> **Aim**: Every line that contains the word "this" should be copied out.

> **Charts and diagrams as code**:
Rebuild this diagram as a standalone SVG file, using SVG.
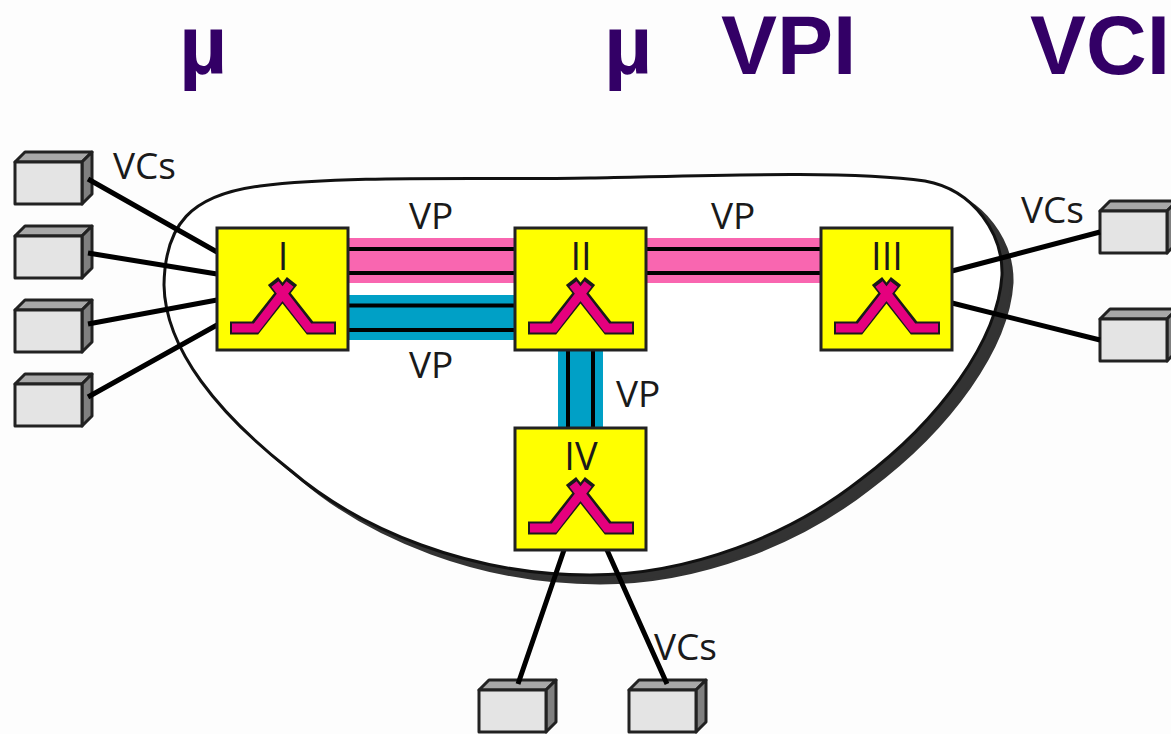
<svg xmlns="http://www.w3.org/2000/svg" width="1171" height="734" viewBox="0 0 1171 734">
<style>
.title{font-family:"Liberation Sans",Arial,sans-serif;font-weight:700;font-size:84px;fill:#330066}
.lab{font-family:"Open Sans","Noto Sans",sans-serif;font-size:37px;fill:#1a1a1a}
.rom{font-family:"Open Sans","Noto Sans",sans-serif;font-size:38px;fill:#1a1a1a;text-anchor:middle}
.wire{stroke:#000;stroke-width:5;fill:none}
.thin{stroke:#000;stroke-width:4;fill:none}
.sw{fill:#ffff00;stroke:#222;stroke-width:3}
.front{fill:#e4e4e4;stroke:#222;stroke-width:3;stroke-linejoin:round}
.top{fill:#a8a8a8;stroke:#222;stroke-width:3;stroke-linejoin:round}
.side{fill:#808080;stroke:#222;stroke-width:3;stroke-linejoin:round}
</style>
<defs>
<path id="cloud" d="M590 178C700 176 845 170 925 181C975 190 1003 235 1002 275C998 340 940 420 860 480C790 535 690 575 590 575C470 575 360 530 290 470C220 415 165 350 164 285C165 225 190 195 260 186C350 175 480 180 590 178Z"/>
<g id="device">
<path class="top" d="M0 10L10 0H77L67 10Z"/>
<path class="side" d="M67 10L77 0V42L67 52Z"/>
<rect class="front" x="0" y="10" width="67" height="42"/>
</g>
<g id="cross">
<path d="M13 100H38L75 53M119 100H93L56 53" fill="none" stroke="#1a1a1a" stroke-width="13"/>
<path d="M15 100H39L73 56M117 100H92L58 56" fill="none" stroke="#e5007e" stroke-width="9"/>
</g>
</defs>
<rect width="1171" height="734" fill="#fdfdfd"/>
<g id="titles">
<text class="title" x="179" y="74">µ</text>
<text class="title" x="604" y="74">µ</text>
<text class="title" x="721" y="74">VPI</text>
<text class="title" x="1030" y="74">VCI</text>
</g>
<g id="network-cloud">
<use href="#cloud" transform="translate(10 8)" fill="#333" stroke="#333" stroke-width="3"/>
<use href="#cloud" fill="#fff" stroke="#111" stroke-width="3"/>
</g>
<g id="device-1"><use href="#device" x="15" y="152"/></g>
<g id="device-2"><use href="#device" x="15" y="226"/></g>
<g id="device-3"><use href="#device" x="15" y="300"/></g>
<g id="device-4"><use href="#device" x="15" y="374"/></g>
<g id="device-5"><use href="#device" x="1100" y="201"/></g>
<g id="device-6"><use href="#device" x="1100" y="309"/></g>
<g id="device-7"><use href="#device" x="479" y="680"/></g>
<g id="device-8"><use href="#device" x="629" y="680"/></g>
<g id="connectors">
<path fill="#f966b0" d="M348 238H515V283H348ZM646 238H821V283H646Z"/>
<path fill="#00a0c6" d="M348 295H515V340H348ZM558 350H603V428H558Z"/>
<path class="thin" d="M348 249H515M348 273H515M646 249H821M646 273H821M348 305.500H515M348 330H515M568 350V428M593 350V428"/>
<path class="wire" d="M88 179L217 252M88 253L217 274M88 324L217 300M88 397L217 325M952 271L1100 232M952 303L1100 340M564 550L518 684M607 550L667 684"/>
</g>
<g id="switch-I"><rect class="sw" x="217" y="228" width="131" height="122"/><use href="#cross" x="217" y="228"/><text class="rom" x="283" y="270">I</text></g>
<g id="switch-II"><rect class="sw" x="515" y="228" width="131" height="122"/><use href="#cross" x="515" y="228"/><text class="rom" x="581" y="270">II</text></g>
<g id="switch-III"><rect class="sw" x="821" y="228" width="131" height="122"/><use href="#cross" x="821" y="228"/><text class="rom" x="887" y="270">III</text></g>
<g id="switch-IV"><rect class="sw" x="515" y="428" width="131" height="122"/><use href="#cross" x="515" y="428"/><text class="rom" x="581" y="470">IV</text></g>
<g id="labels">
<text class="lab" x="113" y="179">VCs</text>
<text class="lab" x="1021" y="223">VCs</text>
<text class="lab" x="654" y="660">VCs</text>
<text class="lab" x="409" y="229">VP</text>
<text class="lab" x="711" y="229">VP</text>
<text class="lab" x="409" y="378">VP</text>
<text class="lab" x="616" y="407">VP</text>
</g>
</svg>
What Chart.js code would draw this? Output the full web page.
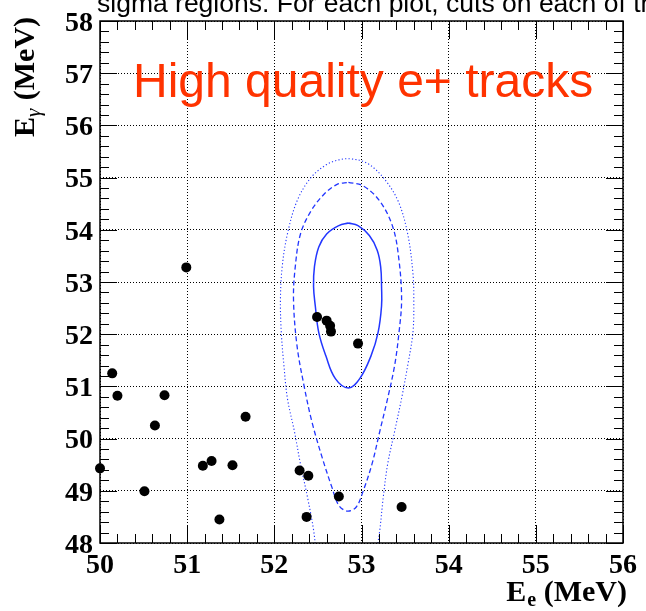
<!DOCTYPE html>
<html>
<head>
<meta charset="utf-8">
<script src="https://cdn.jsdelivr.net/npm/chart.js@4.4.1/dist/chart.umd.min.js"></script>
<style>
  html, body { margin: 0; padding: 0; background: #fff; }
  canvas { display: block; }
</style>
</head>
<body>
<canvas id="plot" width="646" height="611"></canvas>
<script>
/* ---------- Axis ranges / ticks ---------- */
const xTicks = [50, 51, 52, 53, 54, 55, 56];
const yTicks = [48, 49, 50, 51, 52, 53, 54, 55, 56, 57, 58];
const minorStep = 0.2;

/* ---------- Selected events (Ee, Egamma in MeV) ---------- */
const eventEe = [50.00, 50.14, 50.20, 50.51, 50.63, 50.74, 50.99, 51.18, 51.28, 51.37, 51.52,
                 51.67, 52.29, 52.39, 52.37, 52.49, 52.60, 52.64, 52.65, 52.74, 52.96, 53.46];
const eventEg = [49.43, 51.25, 50.82, 48.99, 50.25, 50.83, 53.28, 49.48, 49.57, 48.45, 49.49,
                 50.42, 49.39, 49.29, 48.50, 52.33, 52.26, 52.16, 52.05, 48.89, 51.82, 48.69];

/* ---------- Signal region contours ---------- */
// 1 sigma (solid)
const sigma1Ee = [52.85, 52.96, 53.09, 53.18, 53.22, 53.23, 53.23, 53.19, 53.11, 52.98, 52.85,
                  52.70, 52.59, 52.51, 52.47, 52.45, 52.46, 52.51, 52.60, 52.74, 52.85];
const sigma1Eg = [54.13, 54.08, 53.89, 53.61, 53.29, 52.91, 52.54, 52.03, 51.59, 51.15, 50.97,
                  51.15, 51.59, 52.03, 52.54, 52.91, 53.29, 53.67, 53.92, 54.08, 54.13];
// 2 sigma (dashed)
const sigma2Ee = [52.85, 53.02, 53.21, 53.36, 53.43, 53.46, 53.43, 53.38, 53.30, 53.21, 53.12,
                  53.02, 52.94, 52.84, 52.74, 52.66, 52.55, 52.43, 52.34, 52.26, 52.22, 52.24,
                  52.30, 52.42, 52.57, 52.72, 52.85];
const sigma2Eg = [54.91, 54.84, 54.55, 54.05, 53.42, 52.66, 52.03, 51.40, 50.77, 50.14, 49.51,
                  49.00, 48.69, 48.61, 48.72, 49.07, 49.63, 50.33, 51.02, 51.78, 52.66, 53.29,
                  53.92, 54.36, 54.68, 54.87, 54.91];
// 3 sigma (dotted, runs out of the frame at the bottom)
const sigma3Ee = [53.17, 53.21, 53.25, 53.30, 53.38, 53.46, 53.53, 53.59, 53.60, 53.59, 53.53,
                  53.42, 53.25, 53.06, 52.87, 52.74, 52.60, 52.42, 52.26, 52.15, 52.09, 52.07,
                  52.08, 52.11, 52.15, 52.23, 52.30, 52.38, 52.45, 52.48];
const sigma3Eg = [47.80, 48.25, 48.88, 49.51, 50.14, 50.77, 51.40, 52.03, 52.66, 53.17, 53.92,
                  54.55, 55.00, 55.28, 55.36, 55.34, 55.25, 55.00, 54.55, 53.92, 53.29, 52.66,
                  52.03, 51.40, 50.77, 50.14, 49.51, 48.88, 48.25, 47.80];

const pairs = (xs, ys) => xs.map((x, i) => ({ x: x, y: ys[i] }));

const serif = 'Liberation Serif';
const contourBlue = '#2236ff';

/* ---------- Frame, inner ticks, titles, overlay text ---------- */
const framePlugin = {
    id: 'rootFrame',
    beforeDraw(chart) {
        const ctx = chart.ctx;
        ctx.save();
        ctx.fillStyle = '#fff';
        ctx.fillRect(0, 0, chart.width, chart.height);
        ctx.restore();
    },
    afterDraw(chart) {
        const { ctx, chartArea: a, scales: { x, y } } = chart;
        ctx.save();
        ctx.strokeStyle = '#000';
        ctx.lineWidth = 1;

        const seg = (x1, y1, x2, y2) => {
            ctx.beginPath(); ctx.moveTo(x1, y1); ctx.lineTo(x2, y2); ctx.stroke();
        };

        // ticks on x (bottom and top)
        const x0 = xTicks[0], x1 = xTicks[xTicks.length - 1];
        for (let k = 0; x0 + k * minorStep <= x1 + 1e-9; k++) {
            const v = x0 + k * minorStep;
            const len = (k % 5 === 0) ? 18 : 9;
            const px = Math.round(x.getPixelForValue(v)) + 0.5;
            seg(px, a.bottom, px, a.bottom - len);
            seg(px, a.top, px, a.top + len);
        }
        // ticks on y (left and right)
        const y0 = yTicks[0], y1 = yTicks[yTicks.length - 1];
        for (let k = 0; y0 + k * minorStep <= y1 + 1e-9; k++) {
            const v = y0 + k * minorStep;
            const len = (k % 5 === 0) ? 17 : 9;
            const py = Math.round(y.getPixelForValue(v)) + 0.5;
            seg(a.left, py, a.left + len, py);
            seg(a.right, py, a.right - len, py);
        }

        // frame
        ctx.lineWidth = 1.5;
        ctx.strokeRect(a.left, a.top, a.right - a.left, a.bottom - a.top);

        ctx.fillStyle = '#000';
        ctx.textBaseline = 'alphabetic';
        ctx.textAlign = 'left';

        // x title: E_e (MeV), right aligned to the frame
        const big = 'bold 30px "' + serif + '"';
        const sub = 'bold 20px "' + serif + '"';
        ctx.font = big;
        const wE = ctx.measureText('E').width;
        const wRest = ctx.measureText(' (MeV)').width;
        ctx.font = sub;
        const wSub = ctx.measureText('e').width + 1;
        let tx = 627 - (wE + wSub + wRest);
        const ty = 601;
        ctx.font = big;
        ctx.fillText('E', tx, ty);
        tx += wE;
        ctx.font = sub;
        ctx.fillText('e', tx + 1, ty + 5);
        tx += wSub;
        ctx.font = big;
        ctx.fillText(' (MeV)', tx, ty);

        // y title: E_gamma (MeV), rotated
        ctx.save();
        ctx.translate(34, 137);
        ctx.rotate(-Math.PI / 2);
        let ux = 0;
        ctx.font = big;
        ctx.fillText('E', ux, 0);
        ux += ctx.measureText('E').width;
        ctx.font = 'italic 21px "' + serif + '"';
        ctx.fillText('\u03b3', ux, 6);
        ux += ctx.measureText('\u03b3').width + 1;
        ctx.font = big;
        ctx.fillText(' (MeV)', ux, 0);
        ctx.restore();

        // slide text cut at the top of the picture
        ctx.font = '26.5px "Liberation Sans"';
        ctx.fillText('sigma regions. For each plot, cuts on each of th', 97, 12);

        // in-plot label
        ctx.fillStyle = '#ff3300';
        ctx.font = '48px "Liberation Sans"';
        ctx.fillText('High quality e+ tracks', 133, 97);

        ctx.restore();
    }
};

const tickFont = { family: serif, weight: 'bold', size: 28, lineHeight: 1 };

new Chart(document.getElementById('plot'), {
    type: 'scatter',
    data: {
        datasets: [
            {
                label: 'events',
                data: pairs(eventEe, eventEg),
                pointRadius: 5,
                pointBackgroundColor: '#000',
                pointBorderColor: '#000',
                pointBorderWidth: 0,
                clip: false
            },
            {
                label: '1 sigma',
                data: pairs(sigma1Ee, sigma1Eg),
                showLine: true,
                pointRadius: 0,
                borderColor: contourBlue,
                borderWidth: 1.5,
                tension: 0.4
            },
            {
                label: '2 sigma',
                data: pairs(sigma2Ee, sigma2Eg),
                showLine: true,
                pointRadius: 0,
                borderColor: contourBlue,
                borderWidth: 1.3,
                borderDash: [5, 3],
                tension: 0.35
            },
            {
                label: '3 sigma',
                data: pairs(sigma3Ee, sigma3Eg),
                showLine: true,
                pointRadius: 0,
                borderColor: contourBlue,
                borderWidth: 1.1,
                borderDash: [1.2, 2.2],
                tension: 0.35,
                clip: 0
            }
        ]
    },
    options: {
        responsive: false,
        animation: false,
        events: [],
        layout: { padding: { top: 14.5, right: 16, bottom: 0, left: 0 } },
        plugins: {
            legend: { display: false },
            tooltip: { enabled: false }
        },
        scales: {
            x: {
                type: 'linear',
                min: xTicks[0],
                max: xTicks[xTicks.length - 1],
                afterBuildTicks: s => { s.ticks = xTicks.map(v => ({ value: v })); },
                afterFit: s => { s.height = 68; },
                grid: { color: '#000', lineWidth: 1, drawTicks: false },
                border: { display: false, dash: [1, 2] },
                ticks: { color: '#000', font: tickFont, padding: 9, maxRotation: 0 }
            },
            y: {
                type: 'linear',
                min: yTicks[0],
                max: yTicks[yTicks.length - 1],
                afterBuildTicks: s => { s.ticks = yTicks.map(v => ({ value: v })); },
                afterFit: s => { s.width = 100; },
                grid: { color: '#000', lineWidth: 1, drawTicks: false },
                border: { display: false, dash: [1, 2] },
                ticks: { color: '#000', font: tickFont, padding: 7, labelOffset: 2.5 }
            }
        }
    },
    plugins: [framePlugin]
});
</script>
</body>
</html>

> **Completed task**:
Rebuild this diagram as a standalone SVG file, using SVG.
What Chart.js code would draw this? Output the full web page.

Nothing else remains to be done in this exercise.